La preghiera ha la forza di farci assimilare a Gesù, e perciò di farci osservare con tenerezza e misericordia dal Padre. Come Gesù e con Gesù cerchiamo di imparare a pregare bene per restare in comunione con gli uomini, creature di Dio, per avere la forza di restare con i più bisognosi, per vedere in tutti la presenza del Padre comune. La preghiera ci serve a saper portare le nostre difficoltà, a ringraziare e osannare Dio ma soprattutto a conoscerlo. Questo è il punto: conoscerlo in modo esperienziale; in una tal si­tua­zione si è in grado di sentirsi liberi, e di volerlo essere, perché la propria libertà si è innamorata di Dio, del quale non si può più far a meno. Le persone che co­no­scono Dio, che vivono alla sua presenza, che ricevono e ri­dan­no amore, si vedono, si distinguono. L’“Imi­ta­zio­ne di Cristo” ci dice di non giudicare i santi, ed ha ragione, perché il giu­dizio appartiene solo a Dio che tutto conosce perfettamente; però se, per dono, i nostri occhi sono i suoi occhi, essi rie­scono a vedere le bellezze e le armonie interiori delle persone sante, che con le loro virtù rendono visibile la presenza di Dio.

[La preghiera di chi vive nel mondo e in famiglia]

Ho desiderato dare uno spazio ampio e diffuso sul come conoscere Dio, offrendo anche alcune linee indirette.
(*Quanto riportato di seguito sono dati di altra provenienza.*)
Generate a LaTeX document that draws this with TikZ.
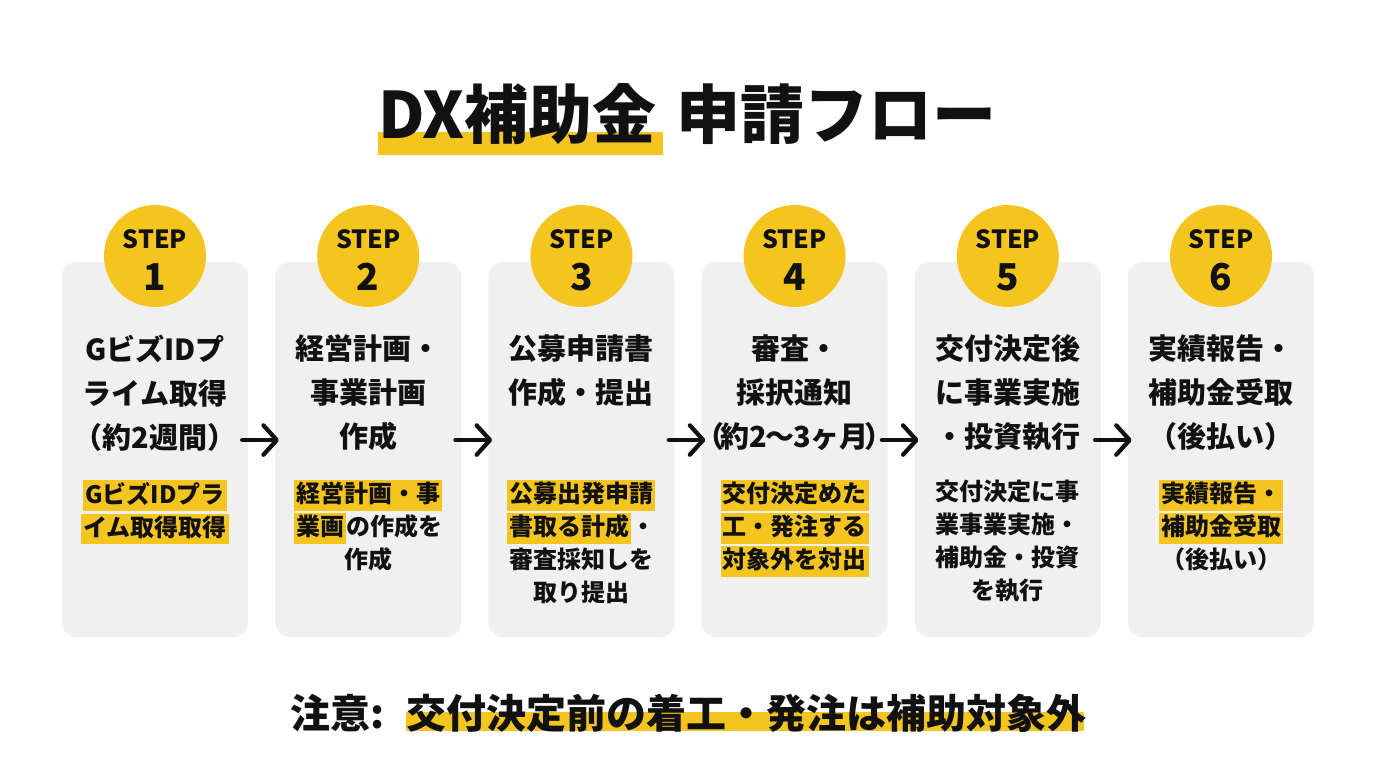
\documentclass[tikz,border=0pt]{standalone}
\usepackage{fontspec}
\setmainfont{Noto Sans CJK JP}
\usetikzlibrary{arrows.meta}
\definecolor{yel}{HTML}{F5C51F}
\definecolor{cardgray}{HTML}{F0F0F0}
\definecolor{ink}{HTML}{111111}
\newcommand{\hlb}[1]{{\setlength{\fboxsep}{1.5pt}\colorbox{yel}{\rule[-4.5pt]{0pt}{19.5pt}#1}}}
\begin{document}
\begin{tikzpicture}[x=0.75pt,y=-0.75pt,
  cardbox/.style={rectangle, rounded corners=11pt, fill=cardgray, minimum width=139.5pt, minimum height=281.25pt, inner sep=0pt},
  badge/.style={circle, fill=yel, minimum size=76.5pt, inner sep=0pt},
  steplbl/.style={anchor=base, inner sep=0pt, text=ink, font=\bfseries\fontsize{18.75}{20}\selectfont},
  stepnum/.style={anchor=base, inner sep=0pt, text=ink, font=\bfseries\fontsize{27.75}{30}\selectfont},
  maintxt/.style={anchor=north, inner sep=0pt, align=center, text=ink, font=\bfseries\fontsize{21.75}{33}\selectfont, execute at begin node={\rule{0pt}{19pt}}},
  subtxt/.style={anchor=north, inner sep=0pt, align=center, text=ink, font=\bfseries\fontsize{18}{24.75}\selectfont, execute at begin node={\rule{0pt}{16.5pt}}},
  titletxt/.style={anchor=base west, inner sep=0pt, text=ink, font=\bfseries\fontsize{48}{52}\selectfont},
  notetxt/.style={anchor=base west, inner sep=0pt, text=ink, font=\bfseries\fontsize{30}{34}\selectfont},
  arr/.style={draw=ink, line width=3.2pt, line cap=round, line join=round, -{Straight Barb[length=10pt,width=22pt,round]}}
]
\useasboundingbox (0,0) rectangle (1376,768);
\fill[white] (0,0) rectangle (1376,768);

% title
\fill[yel] (378,132) rectangle (663,155);
\node[titletxt] (t1) at (378,138) {DX補助金};
\node[titletxt] (t2) at (676,138) {申請フロー};

% cards
\node[cardbox] (c1) at (155,449.5) {};
\node[cardbox] (c2) at (368.2,449.5) {};
\node[cardbox] (c3) at (581.4,449.5) {};
\node[cardbox] (c4) at (794.6,449.5) {};
\node[cardbox] (c5) at (1007.8,449.5) {};
\node[cardbox] (c6) at (1221,449.5) {};

% badges
\node[badge] (b1) at (155,256) {};
\node[badge] (b2) at (368.2,256) {};
\node[badge] (b3) at (581.4,256) {};
\node[badge] (b4) at (794.6,256) {};
\node[badge] (b5) at (1007.8,256) {};
\node[badge] (b6) at (1221,256) {};
\node[steplbl] (s1) at (155,248) {STEP};
\node[steplbl] (s2) at (368.2,248) {STEP};
\node[steplbl] (s3) at (581.4,248) {STEP};
\node[steplbl] (s4) at (794.6,248) {STEP};
\node[steplbl] (s5) at (1007.8,248) {STEP};
\node[steplbl] (s6) at (1221,248) {STEP};
\node[stepnum] (n1) at (155,290) {1};
\node[stepnum] (n2) at (368.2,290) {2};
\node[stepnum] (n3) at (581.4,290) {3};
\node[stepnum] (n4) at (794.6,290) {4};
\node[stepnum] (n5) at (1007.8,290) {5};
\node[stepnum] (n6) at (1221,290) {6};

% main texts
\node[maintxt] (m1) at (155,334.7) {GビズIDプ\\ライム取得\\（約2週間）};
\node[maintxt] (m2) at (368.2,334.7) {経営計画・\\事業計画\\作成};
\node[maintxt] (m3) at (581.4,334.7) {公募申請書\\作成・提出};
\node[maintxt] (m4) at (794.6,334.7) {審査・\\採択通知\\（\kern-3pt 約2\kern-1pt〜\kern-1pt3ヶ月\kern-3pt）};
\node[maintxt] (m5) at (1007.8,334.7) {交付決定後\\に事業実施\\・投資執行};
\node[maintxt] (m6) at (1221,334.7) {実績報告・\\補助金受取\\（後払い）};

% sub texts
\node[subtxt] (d1) at (155,480) {\hlb{GビズIDプラ}\\\hlb{イム取得取得}};
\node[subtxt] (d2) at (368.2,480) {\hlb{経営計画・事}\\\hlb{業画}の作成を\\作成};
\node[subtxt] (d3) at (581.4,480) {\hlb{公募出発申請}\\\hlb{書取る計成}・\\審査採知しを\\取り提出};
\node[subtxt] (d4) at (794.6,480) {\hlb{交付決定めた}\\\hlb{工・発注する}\\\hlb{対象外を対出}};
\node[subtxt] (d5) at (1007.8,480) {交付決定に事\\業事業実施・\\補助金・投資\\を執行};
\node[subtxt] (d6) at (1221,480) {\hlb{実績報告・}\\\hlb{補助金受取}\\（後払い）};

% arrows
\draw[arr] ([xshift=-4.5pt,yshift=7.1pt]c1.east) -- ([xshift=3pt,yshift=7.1pt]c2.west);
\draw[arr] ([xshift=-4.5pt,yshift=7.1pt]c2.east) -- ([xshift=3pt,yshift=7.1pt]c3.west);
\draw[arr] ([xshift=-4.5pt,yshift=7.1pt]c3.east) -- ([xshift=3pt,yshift=7.1pt]c4.west);
\draw[arr] ([xshift=-4.5pt,yshift=7.1pt]c4.east) -- ([xshift=3pt,yshift=7.1pt]c5.west);
\draw[arr] ([xshift=-4.5pt,yshift=7.1pt]c5.east) -- ([xshift=3pt,yshift=7.1pt]c6.west);

% note
\fill[yel] (406,712) rectangle (1084,731);
\node[notetxt] (w1) at (290,728) {注意:};
\node[notetxt] (w2) at (406,728) {交付決定前の着工・発注は補助対象外};
\end{tikzpicture}
\end{document}
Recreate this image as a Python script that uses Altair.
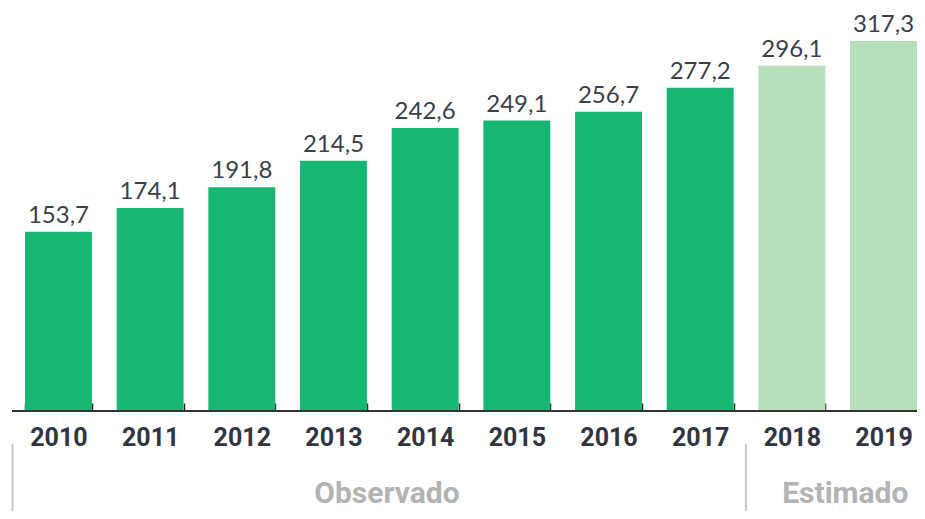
import altair as alt
import pandas as pd

years = ["2010", "2011", "2012", "2013", "2014", "2015", "2016", "2017", "2018", "2019"]
values = [153.7, 174.1, 191.8, 214.5, 242.6, 249.1, 256.7, 277.2, 296.1, 317.3]
status = ["Observado"] * 8 + ["Estimado"] * 2

group_labels = ["Observado", "Estimado"]
group_anchor = ["2013", "2018"]      # label sits just after this band
sep_years = ["2010", "2018"]          # separators before these bands

df = pd.DataFrame({
    "year": years,
    "value": values,
    "status": status,
    "label": [f"{v:.1f}".replace(".", ",") for v in values],
})
groups = pd.DataFrame({"year": group_anchor, "group": group_labels})
seps = pd.DataFrame({"year": sep_years})

W, H = 905, 403
xscale = alt.Scale(domain=years, range=[13, 905], paddingInner=0.27, paddingOuter=0)
yscale = alt.Scale(domain=[0, 345.6], nice=False, zero=True)

x_axis = alt.Axis(
    title=None, labelAngle=0, labelFont="Roboto", labelFontWeight="bold",
    labelFontSize=25, labelColor="#303541", labelPadding=22,
    tickBand="extent", tickSize=alt.ExprRef(expr="-8"), tickColor="#222222",
    tickWidth=1.5, domain=False, grid=False,
)

bars = alt.Chart(df).mark_bar().encode(
    x=alt.X("year:N", scale=xscale, axis=x_axis, sort=years),
    y=alt.Y("value:Q", scale=yscale, axis=None),
    color=alt.Color("status:N", scale=alt.Scale(domain=["Observado", "Estimado"],
                                                range=["#18b673", "#b7dfbc"]), legend=None),
)

baseline = alt.Chart(df).mark_rule(color="#333333", strokeWidth=2).encode(
    x=alt.value(0), x2=alt.value(W), y=alt.value(H),
)

value_text = alt.Chart(df).mark_text(
    font="Lato", fontSize=24, color="#3a3f4b", baseline="alphabetic", dy=-9,
).encode(
    x=alt.X("year:N", scale=xscale, sort=years),
    y=alt.Y("value:Q", scale=yscale),
    text="label:N",
)

group_text = alt.Chart(groups).mark_text(
    font="Roboto", fontWeight="bold", fontSize=30, color="#b3b3b3",
    baseline="alphabetic", align="center", xOffset=20,
).encode(
    x=alt.X("year:N", scale=xscale, sort=years, bandPosition=1),
    y=alt.value(495),
    text="group:N",
)

sep_rules = alt.Chart(seps).mark_rule(color="#c6c6c6", strokeWidth=2, xOffset=-12.5).encode(
    x=alt.X("year:N", scale=xscale, sort=years, bandPosition=0),
    y=alt.value(436),
    y2=alt.value(503),
)

chart = alt.layer(bars, baseline, value_text, group_text, sep_rules).properties(
    width=W, height=H,
    autosize=alt.AutoSizeParams(type="none"),
    padding={"left": 4, "top": 0, "right": 0, "bottom": 100},
).configure_view(stroke=None)

chart.save("out.html", embed_options={"renderer": "svg", "actions": False})
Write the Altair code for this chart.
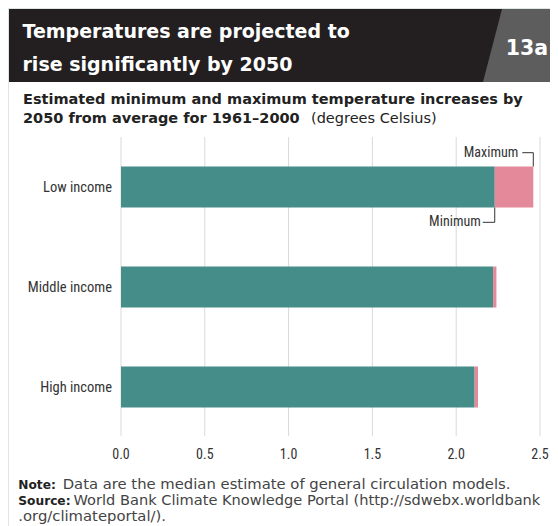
import altair as alt
import pandas as pd

# ---- data ----
categories = ["Low income", "Middle income", "High income"]
min_vals = [2.23, 2.22, 2.11]
max_vals = [2.46, 2.24, 2.13]
tick_values = [0.0, 0.5, 1.0, 1.5, 2.0, 2.5]
tick_labels = ["0.0", "0.5", "1.0", "1.5", "2.0", "2.5"]

title_lines = ["Temperatures are projected to", "rise significantly by 2050"]
badge = "13a"
subtitle_1 = "Estimated minimum and maximum temperature increases by"
subtitle_2_bold = "2050 from average for 1961\u20132000"
subtitle_2_reg = "(degrees Celsius)"
note_bold = "Note:"
note_text = "Data are the median estimate of general circulation models."
source_bold = "Source:"
source_text = "World Bank Climate Knowledge Portal (http://sdwebx.worldbank"
source_text2 = ".org/climateportal/)."

TEAL = "#448d88"
PINK = "#e4899a"
BLACK = "#231f20"
BADGE_GRAY = "#5d5d5d"
BG = "#dde6e4"

W, H = 542, 518
COND = "Roboto Condensed, Liberation Sans Narrow, DejaVu Sans Condensed, sans-serif"
WIDE = "DejaVu Sans, Verdana, sans-serif"

df = pd.DataFrame({"cat": categories, "min": min_vals, "max": max_vals})
ticks = pd.DataFrame({"v": tick_values, "lab": tick_labels})
one = pd.DataFrame({"a": [0]})

xs = alt.Scale(domain=[0, 2.5], range=[113, 532], nice=False, zero=True)
ys = alt.Scale(domain=categories, range=[129, 429], paddingInner=0.59, paddingOuter=0.295)


def txt(s, x, y, size, weight, color, font, align="left"):
    return alt.Chart(pd.DataFrame({"t": [s]})).mark_text(
        align=align, baseline="alphabetic", fontSize=size, fontWeight=weight,
        color=color, font=font
    ).encode(x=alt.value(x), y=alt.value(y), text="t:N")


def rect(x, x2, y, y2, color):
    return alt.Chart(one).mark_rect(color=color).encode(
        x=alt.value(x), x2=alt.value(x2), y=alt.value(y), y2=alt.value(y2))


white = rect(1, 560, 1, 560, "white")
band = rect(1, 560, 1, 74, BLACK)
para = alt.Chart(one).mark_point(
    shape="M-0.493,-0.973L1,-0.973L1,0.973L-1,0.973Z", filled=True, size=5625,
    color=BADGE_GRAY, opacity=1, strokeWidth=0
).encode(x=alt.value(512.5), y=alt.value(37.5))

t1 = txt(title_lines[0], 14.5, 29.5, 19, "bold", "white", WIDE)
t2 = txt(title_lines[1], 14.5, 62.5, 19, "bold", "white", WIDE)
t3 = txt(badge, 519, 47, 20.5, "bold", "white", WIDE, align="center")

s1 = txt(subtitle_1, 15, 96, 14.5, "bold", "#222222", WIDE)
s2 = txt(subtitle_2_bold, 15, 114.5, 14.5, "bold", "#222222", WIDE)
s3 = txt(subtitle_2_reg, 303, 114.5, 14.5, "normal", "#222222", WIDE)

grid = alt.Chart(ticks).mark_rule(color="#d9d9d9", strokeWidth=1).encode(
    x=alt.X("v:Q", scale=xs, axis=None), y=alt.value(129), y2=alt.value(428))

tick_text = alt.Chart(ticks).mark_text(
    align="center", baseline="alphabetic", fontSize=14, font=COND, color="#333333"
).encode(x=alt.X("v:Q", scale=xs, axis=None), y=alt.value(451.3), text="lab:N")

teal = alt.Chart(df).mark_bar(color=TEAL).encode(
    x=alt.X("min:Q", scale=xs, axis=None),
    y=alt.Y("cat:N", scale=ys, axis=None, sort=categories))
pink = alt.Chart(df).mark_bar(color=PINK).encode(
    x=alt.X("min:Q", scale=xs, axis=None), x2="max:Q",
    y=alt.Y("cat:N", scale=ys, axis=None, sort=categories))

ylab = alt.Chart(df).mark_text(
    align="right", baseline="middle", fontSize=14.5, font=COND, color="#333333", dy=1
).encode(x=alt.value(104), y=alt.Y("cat:N", scale=ys, axis=None, sort=categories), text="cat:N")

low = df[df["cat"] == categories[0]]
max_txt = alt.Chart(low).mark_text(
    align="right", baseline="alphabetic", fontSize=14, font=COND, color="#333333", dx=-15
).encode(x=alt.X("max:Q", scale=xs, axis=None), y=alt.value(148.7), text=alt.value("Maximum"))
max_h = alt.Chart(low).mark_rule(color="#333333", strokeWidth=1, xOffset=-11).encode(
    x=alt.X("max:Q", scale=xs, axis=None), x2="max:Q", y=alt.value(144.7))
max_v = alt.Chart(low).mark_rule(color="#333333", strokeWidth=1).encode(
    x=alt.X("max:Q", scale=xs, axis=None), y=alt.value(144.7), y2=alt.value(158.5))

min_txt = alt.Chart(low).mark_text(
    align="right", baseline="alphabetic", fontSize=14, font=COND, color="#333333", dx=-14
).encode(x=alt.X("min:Q", scale=xs, axis=None), y=alt.value(217.7), text=alt.value("Minimum"))
min_h = alt.Chart(low).mark_rule(color="#333333", strokeWidth=1, xOffset=-12).encode(
    x=alt.X("min:Q", scale=xs, axis=None), x2="min:Q", y=alt.value(214.3))
min_v = alt.Chart(low).mark_rule(color="#333333", strokeWidth=1).encode(
    x=alt.X("min:Q", scale=xs, axis=None), y=alt.value(199.5), y2=alt.value(214.3))

n1a = txt(note_bold, 10.3, 480.7, 12.2, "bold", "#222222", WIDE)
n1b = txt(note_text, 54.7, 480.7, 14.8, "normal", "#444444", WIDE)
n2a = txt(source_bold, 10.3, 496.7, 12.2, "bold", "#222222", WIDE)
n2b = txt(source_text, 65.5, 496.7, 14.6, "normal", "#444444", WIDE)
n3 = txt(source_text2, 10.3, 512.7, 14.8, "normal", "#444444", WIDE)

chart = alt.layer(
    white, band, para, t1, t2, t3, s1, s2, s3, grid, teal, pink, ylab, tick_text,
    max_txt, max_h, max_v, min_txt, min_h, min_v, n1a, n1b, n2a, n2b, n3
).properties(
    width=W, height=H, padding=0, background=BG,
    autosize=alt.AutoSizeParams(type="none", contains="padding")
).configure_view(strokeWidth=0)

chart.save("out.html", embed_options={"renderer": "svg", "actions": False})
Ciò che ho detto non è stato pensato o rivolto a persone chiuse in un convento ma a persone impegnate fortemente nelle realtà tempora­li. I pensieri espressi, anche se possono essere utili a varie vocazioni, li ho rivolti a tutti noi laici e in particolare agli sposati. Sono sicuro che lo Spirito Santo ci aiuta ad essere con­tem­plativi nel mondo che, nel laboratorio del cosmo, sanno imi­tare l’artigiano Gesù di Nazaret. Con differente intensità stiamo camminando nel giusto percorso, ma è necessario con­tinuare a progredire per riuscire a completare l’u­nione con Dio. Osservando i nostri attuali sforzi per essere fedeli alla preghie­ra e augurando una corrispondenza sempre maggiore, sono certo che riusciremo ad ottenere un’adeguata conoscenza di Dio. È certamente possibile essere pos­seduti da Dio e cercarlo continuamente, anche se impegnati con zelante amore nelle realtà familiari. Dio abita nei cuori dei familiari, è il primo e il più importante componente della famiglia e perciò è giusto e doveroso vivere con lui, che è il Signore della casa e la eleva ad essere piccola chiesa domestica. Fa divenire ogni persona sacra e congiunta con la realtà divina. Queste situazioni, e tutte quelle che fanno parte della routine feriale, ci suggeriscono di scam­biarci reciprocamente le personali esperienze, al fine di creare tra noi uno spirito di comunione, proteso verso una pie­na conoscenza e un’adegua­ta fedeltà ai valori primari e tra­scen­denti dell’esistenza. Con cuore vergine cerchiamo di espri­me­re nelle nostre famiglie l’amore della Santissima Trinità.

[Raccomandazione finale]

Io non sono in grado di essere testimone, ma ho fatto e faccio quello che posso. Ho vissuto in famiglia; mia madre è stata tanti anni ammalata; da parecchio vivo solo. Ho lavorato tanto: ho fatto il contadino, l’idraulico, il tagliatore modellista di tomaie e, per oltre trent’anni, ho lavorato al mercato all’ingrosso della frutta e verdura. Come vedete sono uno di voi, anche se il più vecchio. Perché ho detto questo? Per invitarvi a non demordere nella via della santità. Le difficoltà ci sono ovunque; l’esistenza ha il suo prezzo da pagare ma chi cerca Dio lo trova per davvero e non c’è nulla di più bello che ascoltarlo mentre svela il suo mistero e, entrando in noi, si fa conoscere.